Farmgate Africa’s Journey to 2030
According to reports obtained from the World Bank, fewer people around the world are living in extreme poverty. While this may be good progress, there are still loopholes — gaps to be filled — if you will. The first gap is that although fewer people are living in poverty, the decline in poverty rates have significantly slowed down. This decline further raises concerns about the feasibility of ending extreme poverty by 2030 which also points to the need for increased pro-poor investments.
Three years ago, the percentage of people living in extreme poverty around the world fell to an all-time low of ten percent and that figure has been sustained for the past three years further reflecting steady but slow economic progress. Despite the tremendous efforts that have been made towards reducing poverty, the rates of poverty in developing countries have remained stubbornly high. In a country like Nigeria that is often plagued by socio-economic strife and political upheaval, economic hope almost feels like a long reach. In Nigeria, the minimum wage is 18,000 naira per month. This is equal to a meager 50 dollars a month in U.S dollars, an amount of money that is hardly enough to sustain a family of three.
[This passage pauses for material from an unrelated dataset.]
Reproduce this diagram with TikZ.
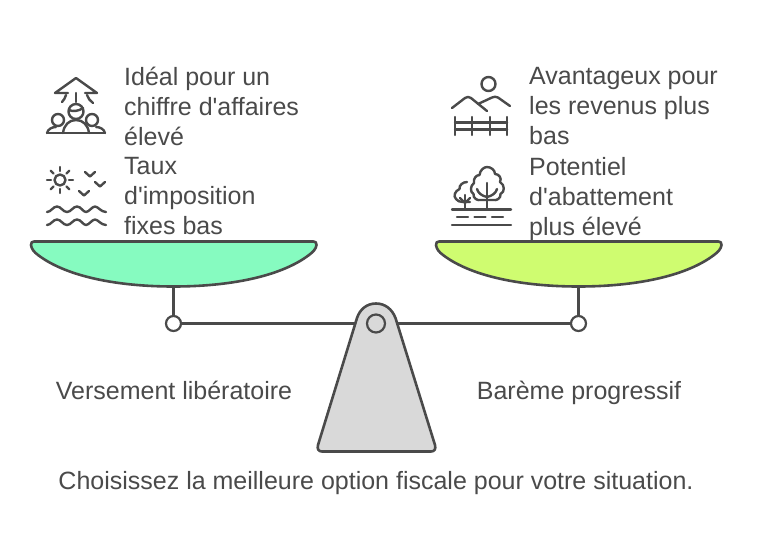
\documentclass[tikz,border=0pt]{standalone}
\usepackage{fontspec}
\setmainfont[Ligatures=TeXOff]{Liberation Sans}
\definecolor{trait}{HTML}{4A4A4A}
\definecolor{vert}{HTML}{86FBC0}
\definecolor{jaune}{HTML}{CFFC70}
\definecolor{socle}{HTML}{D9D9D9}
\tikzset{
  txt/.style={text=trait, inner sep=0pt, font=\fontsize{25}{30}\selectfont},
  bloc/.style={txt, anchor=north west, align=left},
  ligne/.style={txt, anchor=base},
  joint/.style={circle, draw=trait, line width=2.2pt, fill=white, minimum size=15pt, inner sep=0pt},
  pan/.style={draw=trait, line width=2.6pt, line join=round},
  barre/.style={draw=trait, line width=2.6pt},
  icone/.style={draw=trait, line width=2.4pt, line cap=round, line join=round}
}
\begin{document}
\begin{tikzpicture}[x=1pt, y=-1pt]
    \useasboundingbox (0,0) rectangle (768,558);

    % Plateaux
    \draw[pan, fill=vert] (31,245) .. controls (31,242.5) and (32,241.5) .. (34,241.5) -- (313.5,241.5)
        .. controls (315.5,241.5) and (316.5,242.5) .. (316.5,245) .. controls (316,249) and (313,252) .. (309,255)
        .. controls (280,277) and (228,286.5) .. (173.5,286.5) .. controls (119,286.5) and (67,277) .. (38,255)
        .. controls (34,252) and (31.5,249) .. (31,245) -- cycle;
    \draw[pan, fill=jaune] (436,245) .. controls (436,242.5) and (437,241.5) .. (439,241.5) -- (718.5,241.5)
        .. controls (720.5,241.5) and (721.5,242.5) .. (721.5,245) .. controls (721,249) and (718,252) .. (714,255)
        .. controls (685,277) and (633,286.5) .. (578.5,286.5) .. controls (524,286.5) and (472,277) .. (443,255)
        .. controls (439,252) and (436.5,249) .. (436,245) -- cycle;
    \coordinate (panL) at (173.5,286.5);
    \coordinate (panR) at (578.5,286.5);

    % Socle
    \draw[pan, fill=socle] (357,318) .. controls (360,309) and (367,303.5) .. (376,303.5)
        .. controls (385,303.5) and (392,309) .. (395.5,318) -- (435,445)
        .. controls (436,449) and (434.5,451.5) .. (431,451.5) -- (322,451.5)
        .. controls (318.5,451.5) and (317,449) .. (318,445) -- cycle;
    \coordinate (socleL) at (355,323.5);
    \coordinate (socleR) at (397,323.5);
    \node[joint, fill=socle, minimum size=18pt] (pivot) at (376,323.5) {};

    % Articulations et barres
    \node[joint] (jointL) at (173.5,323.5) {};
    \node[joint] (jointR) at (578.5,323.5) {};
    \draw[barre] (panL) -- (jointL);
    \draw[barre] (panR) -- (jointR);
    \draw[barre] (jointL) -- (socleL);
    \draw[barre] (jointR) -- (socleR);

    % Icone: fleche et personnes
    \draw[icone] (68,93) -- (55,93) -- (76,78) -- (97,93) -- (85,93);
    \draw[icone] (66,95) .. controls (65,98) and (64,100) .. (62,102);
    \draw[icone] (87,95) .. controls (88,98) and (90,101) .. (93,103);
    \draw[icone] (76,93) -- (76,102);
    \draw[icone] (76,111.5) circle (7.5);
    \draw[icone] (69,110) .. controls (73,112) and (79,111) .. (83,108);
    \draw[icone] (58,120) circle (6);
    \draw[icone] (92,120) circle (6);
    \draw[icone] (47,133) -- (105,133);
    \draw[icone] (47,133) .. controls (48,129) and (52,127) .. (56,127);
    \draw[icone] (105,133) .. controls (104,129) and (100,127) .. (96,127);
    \draw[icone] (63,133) .. controls (64,125) and (69,120) .. (76,120) .. controls (83,120) and (88,125) .. (89,133);

    % Icone: soleil, oiseaux, vagues
    \draw[icone] (60,180) circle (5.5);
    \foreach \ax/\ay in {1/0,-1/0,0/1,0/-1,.71/.71,-.71/.71,.71/-.71,-.71/-.71}
        \draw[icone] (60+9*\ax,180+9*\ay) -- (60+13*\ax,180+13*\ay);
    \foreach \bx/\by in {90/172,100/182,84/191}
        \draw[icone] (\bx-5,\by) -- (\bx,\by+4.5) -- (\bx+5,\by);
    \foreach \wy in {212,225}
        \draw[icone] (47,\wy) .. controls (51,\wy) and (53,\wy-5.5) .. (57,\wy-5.5) .. controls (61,\wy-5.5) and (63,\wy) .. (67,\wy)
            .. controls (71,\wy) and (73,\wy-5.5) .. (77,\wy-5.5) .. controls (81,\wy-5.5) and (83,\wy) .. (86,\wy)
            .. controls (89,\wy) and (92,\wy-5.5) .. (95,\wy-5.5) .. controls (98,\wy-5.5) and (101,\wy) .. (106,\wy);

    % Icone: collines et cloture
    \draw[icone] (488.5,84) circle (7);
    \draw[icone] (452,108) -- (465,98) .. controls (467,96.5) and (469,96.5) .. (471,98) -- (487,111);
    \draw[icone] (478,104) -- (492,97.5) .. controls (494,96.5) and (496,96.5) .. (498,97.5) -- (510,106);
    \foreach \px in {455,472,490,507}
        \draw[icone] (\px,117) -- (\px,135);
    \draw[icone] (455,122.5) -- (507,122.5);
    \draw[icone] (455,129.5) -- (507,129.5);

    % Icone: arbres et route
    \draw[icone] (452,209.5) -- (511,209.5);
    \draw[icone] (452,225) -- (511,225);
    \foreach \dx in {457,474.5,492}
        \draw[icone] (\dx,217) -- (\dx+11,217);
    \draw[icone] (487,183) -- (487,209.5);
    \draw[icone] (465,195) -- (465,209.5);
    \draw[icone] (477,189) .. controls (478,193) and (482,196) .. (487,197);
    \draw[icone] (497,189) .. controls (496,193) and (492,196) .. (487,197);
    \draw[icone] (460,198) -- (465,203) -- (470,198);
    \draw[icone] (481,200) .. controls (477,201) and (473,198) .. (473.5,194) .. controls (470,192) and (470,186) .. (474,183)
        .. controls (473,179) and (476,175) .. (479.5,175) .. controls (480,170) and (484,167) .. (487,167)
        .. controls (491,167) and (495,170) .. (495,174) .. controls (499,174) and (502,178) .. (500,182)
        .. controls (505,185) and (505,192) .. (500.5,194) .. controls (501,198) and (497,201) .. (493,200)
        .. controls (490,200) and (484,200) .. (481,200) -- cycle;
    \draw[icone] (467,182) .. controls (463,182) and (459,185) .. (459.5,189) .. controls (455,191) and (453,196) .. (456,199)
        .. controls (457,201) and (460,202) .. (463,202) -- (470,202);

    % Textes
    \node[bloc] (idealTxt) at (124,67) {Idéal pour un\\chiffre d'affaires\\élevé};
    \node[bloc] (tauxTxt) at (124,157) {Taux\\d'imposition\\fixes bas};
    \node[bloc] (avantTxt) at (529,67) {Avantageux pour\\les revenus plus\\bas};
    \node[bloc] (potTxt) at (529,157) {Potentiel\\d'abattement\\plus élevé};
    \node[ligne] (versTxt) at (174,399) {Versement libératoire};
    \node[ligne] (bareTxt) at (579,399) {Barème progressif};
    \node[ligne] (choixTxt) at (376,489) {Choisissez la meilleure option fiscale pour votre situation.};
\end{tikzpicture}
\end{document}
And so we turn to Agriculture. This is where Farmgate Africa comes into the picture. In an attempt to increase patronage of local content through programs such as commodity purchasing and commodity trading, Farmgate Africa has placed itself at the forefront of challenging the poverty problem in Nigeria head-on. For Farmgate Africa, the journey to 2030 has just been launched.
By tapping into Nigeria’s natural resources and setting up a system that has trade and purchase of local commodity at its epicenter, Farmgate Africa is contributing to efforts to resuscitating the Nigerian economy. Despite the World Bank’s report that Nigeria could be among the countries with double-digit poverty percentage, at Farmgate Africa, we believe and know that the sky is just the limit.